* Start *

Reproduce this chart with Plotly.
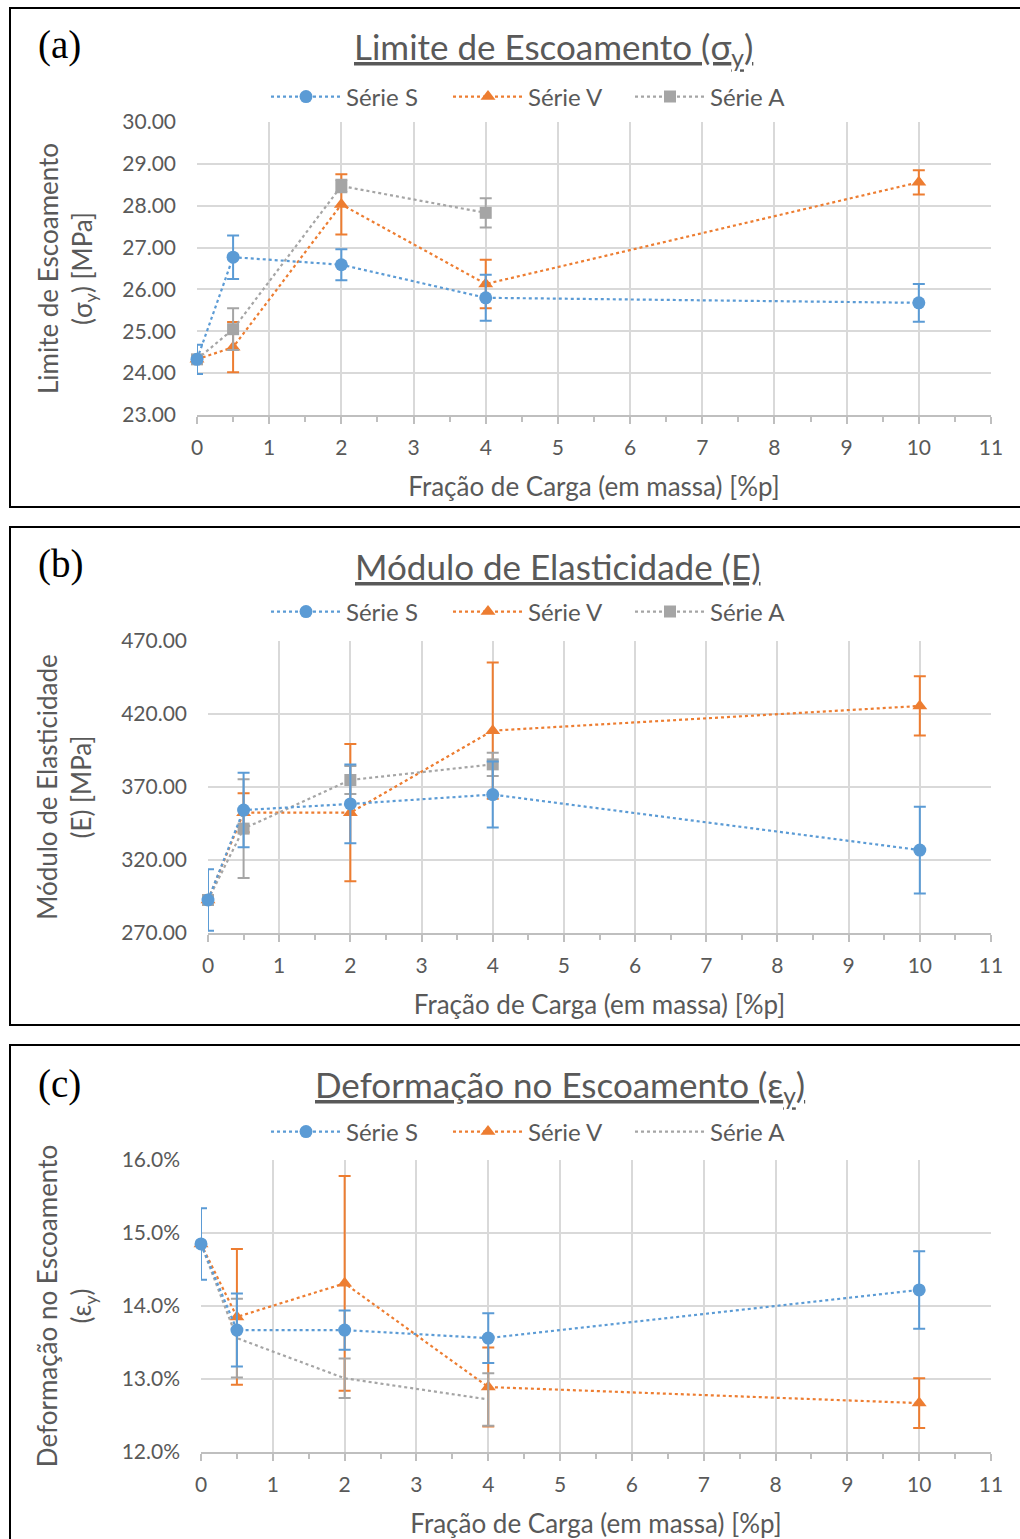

* End *
* Start *

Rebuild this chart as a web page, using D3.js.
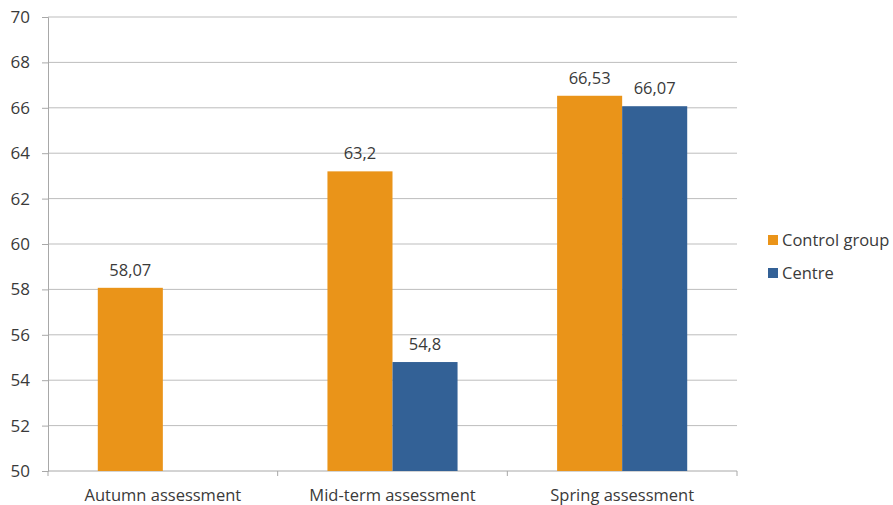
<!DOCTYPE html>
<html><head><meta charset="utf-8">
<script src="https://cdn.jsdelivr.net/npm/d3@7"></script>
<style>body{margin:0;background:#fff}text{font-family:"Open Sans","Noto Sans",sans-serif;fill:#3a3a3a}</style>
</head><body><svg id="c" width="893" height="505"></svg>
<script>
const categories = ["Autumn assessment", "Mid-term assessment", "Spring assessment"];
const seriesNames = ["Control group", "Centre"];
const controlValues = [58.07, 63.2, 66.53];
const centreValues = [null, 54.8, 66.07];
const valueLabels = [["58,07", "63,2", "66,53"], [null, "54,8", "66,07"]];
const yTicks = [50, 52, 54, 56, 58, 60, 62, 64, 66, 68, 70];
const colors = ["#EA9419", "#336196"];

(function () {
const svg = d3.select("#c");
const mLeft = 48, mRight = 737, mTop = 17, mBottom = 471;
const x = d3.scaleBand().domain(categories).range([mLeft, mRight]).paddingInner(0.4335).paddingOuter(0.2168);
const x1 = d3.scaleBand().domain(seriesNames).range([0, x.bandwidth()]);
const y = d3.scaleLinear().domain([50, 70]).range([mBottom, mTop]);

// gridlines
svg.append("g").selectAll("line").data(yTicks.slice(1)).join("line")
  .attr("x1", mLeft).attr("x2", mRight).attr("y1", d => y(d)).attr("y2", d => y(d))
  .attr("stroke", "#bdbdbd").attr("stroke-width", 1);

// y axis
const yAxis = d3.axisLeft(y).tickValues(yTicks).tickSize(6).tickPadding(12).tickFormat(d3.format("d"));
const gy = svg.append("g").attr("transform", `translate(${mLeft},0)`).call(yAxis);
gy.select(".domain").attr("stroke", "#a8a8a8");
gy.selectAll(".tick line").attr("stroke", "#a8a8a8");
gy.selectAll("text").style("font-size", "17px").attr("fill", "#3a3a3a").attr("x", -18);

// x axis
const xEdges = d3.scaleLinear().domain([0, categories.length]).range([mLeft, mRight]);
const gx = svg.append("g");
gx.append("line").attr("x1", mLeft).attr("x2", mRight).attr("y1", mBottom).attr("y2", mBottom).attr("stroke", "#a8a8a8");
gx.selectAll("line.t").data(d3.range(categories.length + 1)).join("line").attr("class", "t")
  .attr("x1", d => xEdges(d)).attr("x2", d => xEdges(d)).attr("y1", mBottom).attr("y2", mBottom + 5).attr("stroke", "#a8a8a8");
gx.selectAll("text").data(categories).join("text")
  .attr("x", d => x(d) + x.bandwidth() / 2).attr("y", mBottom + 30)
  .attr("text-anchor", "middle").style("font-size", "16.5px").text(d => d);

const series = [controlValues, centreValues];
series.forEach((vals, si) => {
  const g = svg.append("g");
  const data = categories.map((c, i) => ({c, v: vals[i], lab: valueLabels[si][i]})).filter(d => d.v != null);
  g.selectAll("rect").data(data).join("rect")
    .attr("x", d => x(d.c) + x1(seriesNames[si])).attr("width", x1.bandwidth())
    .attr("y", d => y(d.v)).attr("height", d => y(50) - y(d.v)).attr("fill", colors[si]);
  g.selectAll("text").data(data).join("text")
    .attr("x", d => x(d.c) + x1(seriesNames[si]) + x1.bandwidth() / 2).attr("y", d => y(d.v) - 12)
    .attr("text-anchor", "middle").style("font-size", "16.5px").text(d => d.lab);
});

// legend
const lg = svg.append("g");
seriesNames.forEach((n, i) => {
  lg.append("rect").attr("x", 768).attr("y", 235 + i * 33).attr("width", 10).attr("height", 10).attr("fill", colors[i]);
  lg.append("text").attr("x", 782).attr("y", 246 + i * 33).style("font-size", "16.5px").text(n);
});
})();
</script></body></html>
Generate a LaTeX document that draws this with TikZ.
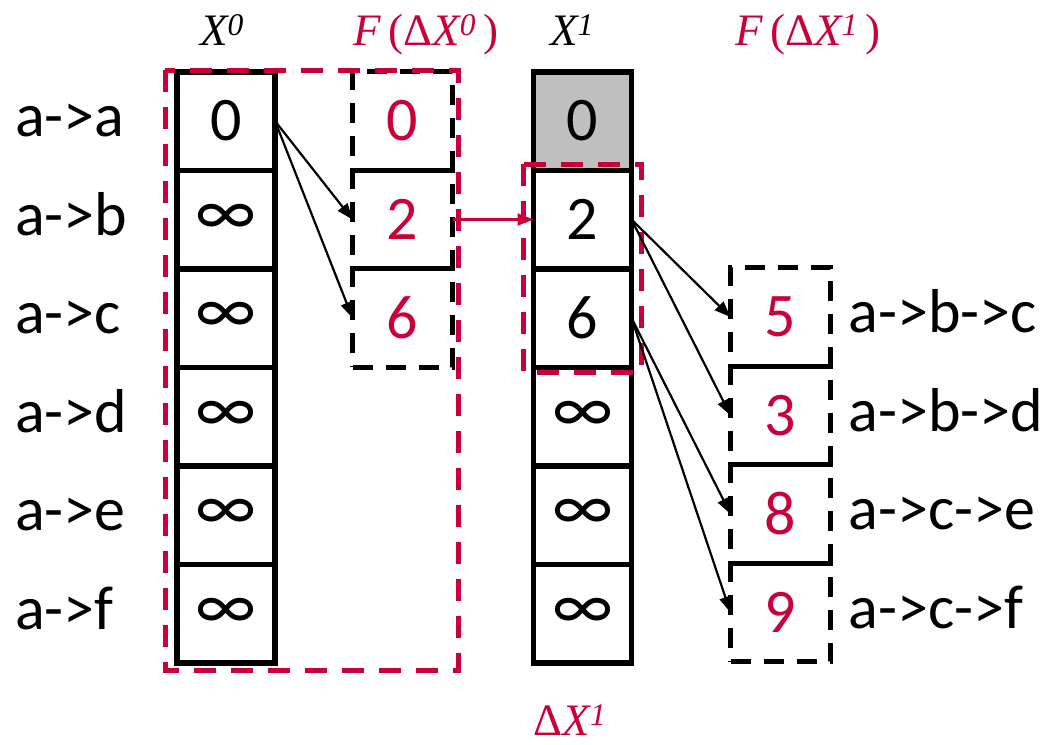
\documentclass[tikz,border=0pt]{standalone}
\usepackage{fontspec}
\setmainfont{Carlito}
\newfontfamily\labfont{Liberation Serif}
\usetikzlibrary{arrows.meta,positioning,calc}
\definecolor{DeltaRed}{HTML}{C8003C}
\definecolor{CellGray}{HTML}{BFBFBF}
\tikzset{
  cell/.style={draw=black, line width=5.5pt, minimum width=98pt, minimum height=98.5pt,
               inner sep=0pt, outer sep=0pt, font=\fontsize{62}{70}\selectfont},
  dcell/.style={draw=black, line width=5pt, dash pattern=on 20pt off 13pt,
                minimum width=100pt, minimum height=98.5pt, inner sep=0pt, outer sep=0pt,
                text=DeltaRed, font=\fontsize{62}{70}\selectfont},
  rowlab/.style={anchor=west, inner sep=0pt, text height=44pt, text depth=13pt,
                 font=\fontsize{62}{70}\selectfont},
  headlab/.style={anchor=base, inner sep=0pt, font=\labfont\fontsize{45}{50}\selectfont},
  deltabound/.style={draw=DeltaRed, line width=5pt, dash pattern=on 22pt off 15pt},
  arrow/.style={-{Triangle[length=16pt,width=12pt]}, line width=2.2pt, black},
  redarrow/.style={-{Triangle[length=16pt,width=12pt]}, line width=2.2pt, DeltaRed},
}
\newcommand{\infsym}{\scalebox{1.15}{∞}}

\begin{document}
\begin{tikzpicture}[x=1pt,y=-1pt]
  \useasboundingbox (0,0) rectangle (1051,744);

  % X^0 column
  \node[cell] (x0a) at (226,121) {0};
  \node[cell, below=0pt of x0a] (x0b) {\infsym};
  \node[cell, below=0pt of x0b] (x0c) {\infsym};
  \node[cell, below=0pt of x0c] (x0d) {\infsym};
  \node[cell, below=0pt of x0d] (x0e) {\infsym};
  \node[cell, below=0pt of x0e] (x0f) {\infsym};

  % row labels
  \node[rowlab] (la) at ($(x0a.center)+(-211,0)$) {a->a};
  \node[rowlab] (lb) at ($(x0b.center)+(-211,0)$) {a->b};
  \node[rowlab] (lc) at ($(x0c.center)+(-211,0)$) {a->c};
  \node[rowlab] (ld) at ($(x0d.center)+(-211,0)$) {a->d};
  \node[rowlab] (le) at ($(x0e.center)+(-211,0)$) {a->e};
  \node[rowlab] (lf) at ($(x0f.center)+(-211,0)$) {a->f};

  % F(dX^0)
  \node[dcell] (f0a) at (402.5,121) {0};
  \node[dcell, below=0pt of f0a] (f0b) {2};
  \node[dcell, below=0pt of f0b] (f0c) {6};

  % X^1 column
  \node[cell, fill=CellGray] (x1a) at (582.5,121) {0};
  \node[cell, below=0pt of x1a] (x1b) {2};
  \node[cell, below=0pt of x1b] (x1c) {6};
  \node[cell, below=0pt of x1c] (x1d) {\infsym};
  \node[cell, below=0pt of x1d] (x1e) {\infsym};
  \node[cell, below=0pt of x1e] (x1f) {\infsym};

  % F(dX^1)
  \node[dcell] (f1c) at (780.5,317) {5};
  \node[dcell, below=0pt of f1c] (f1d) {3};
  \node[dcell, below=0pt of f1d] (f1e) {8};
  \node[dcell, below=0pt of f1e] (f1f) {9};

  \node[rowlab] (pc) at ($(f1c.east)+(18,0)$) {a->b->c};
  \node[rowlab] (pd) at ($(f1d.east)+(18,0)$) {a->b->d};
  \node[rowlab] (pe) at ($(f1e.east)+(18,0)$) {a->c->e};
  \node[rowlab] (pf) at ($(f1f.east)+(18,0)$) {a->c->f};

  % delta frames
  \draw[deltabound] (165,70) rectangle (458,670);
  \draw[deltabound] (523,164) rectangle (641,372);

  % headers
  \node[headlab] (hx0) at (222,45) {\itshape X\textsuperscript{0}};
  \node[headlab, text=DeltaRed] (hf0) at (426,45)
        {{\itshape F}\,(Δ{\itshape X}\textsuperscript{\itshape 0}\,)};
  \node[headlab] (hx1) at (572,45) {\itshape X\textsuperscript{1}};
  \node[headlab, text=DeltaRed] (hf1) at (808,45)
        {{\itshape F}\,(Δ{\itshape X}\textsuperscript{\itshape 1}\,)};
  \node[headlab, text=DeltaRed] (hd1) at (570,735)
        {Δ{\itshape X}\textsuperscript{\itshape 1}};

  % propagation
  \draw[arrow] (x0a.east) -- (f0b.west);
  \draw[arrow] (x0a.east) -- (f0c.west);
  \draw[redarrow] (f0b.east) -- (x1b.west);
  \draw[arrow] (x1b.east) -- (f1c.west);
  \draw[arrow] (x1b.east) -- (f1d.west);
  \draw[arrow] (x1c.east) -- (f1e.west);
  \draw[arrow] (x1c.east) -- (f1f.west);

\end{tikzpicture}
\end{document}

* End *

WHAT YOU NEED TO DO:
In the listing above, find the line with "Generate a LaTeX" and the line with "below=0pt of x0e]". Set down exactly those lines and everything between them, skipping pictures.

SOLUTION TO THIS TASK:
Generate a LaTeX document that draws this with TikZ.
\documentclass[tikz,border=0pt]{standalone}
\usepackage{fontspec}
\setmainfont{Carlito}
\newfontfamily\labfont{Liberation Serif}
\usetikzlibrary{arrows.meta,positioning,calc}
\definecolor{DeltaRed}{HTML}{C8003C}
\definecolor{CellGray}{HTML}{BFBFBF}
\tikzset{
  cell/.style={draw=black, line width=5.5pt, minimum width=98pt, minimum height=98.5pt,
               inner sep=0pt, outer sep=0pt, font=\fontsize{62}{70}\selectfont},
  dcell/.style={draw=black, line width=5pt, dash pattern=on 20pt off 13pt,
                minimum width=100pt, minimum height=98.5pt, inner sep=0pt, outer sep=0pt,
                text=DeltaRed, font=\fontsize{62}{70}\selectfont},
  rowlab/.style={anchor=west, inner sep=0pt, text height=44pt, text depth=13pt,
                 font=\fontsize{62}{70}\selectfont},
  headlab/.style={anchor=base, inner sep=0pt, font=\labfont\fontsize{45}{50}\selectfont},
  deltabound/.style={draw=DeltaRed, line width=5pt, dash pattern=on 22pt off 15pt},
  arrow/.style={-{Triangle[length=16pt,width=12pt]}, line width=2.2pt, black},
  redarrow/.style={-{Triangle[length=16pt,width=12pt]}, line width=2.2pt, DeltaRed},
}
\newcommand{\infsym}{\scalebox{1.15}{∞}}

\begin{document}
\begin{tikzpicture}[x=1pt,y=-1pt]
  \useasboundingbox (0,0) rectangle (1051,744);

  % X^0 column
  \node[cell] (x0a) at (226,121) {0};
  \node[cell, below=0pt of x0a] (x0b) {\infsym};
  \node[cell, below=0pt of x0b] (x0c) {\infsym};
  \node[cell, below=0pt of x0c] (x0d) {\infsym};
  \node[cell, below=0pt of x0d] (x0e) {\infsym};
  \node[cell, below=0pt of x0e] (x0f) {\infsym};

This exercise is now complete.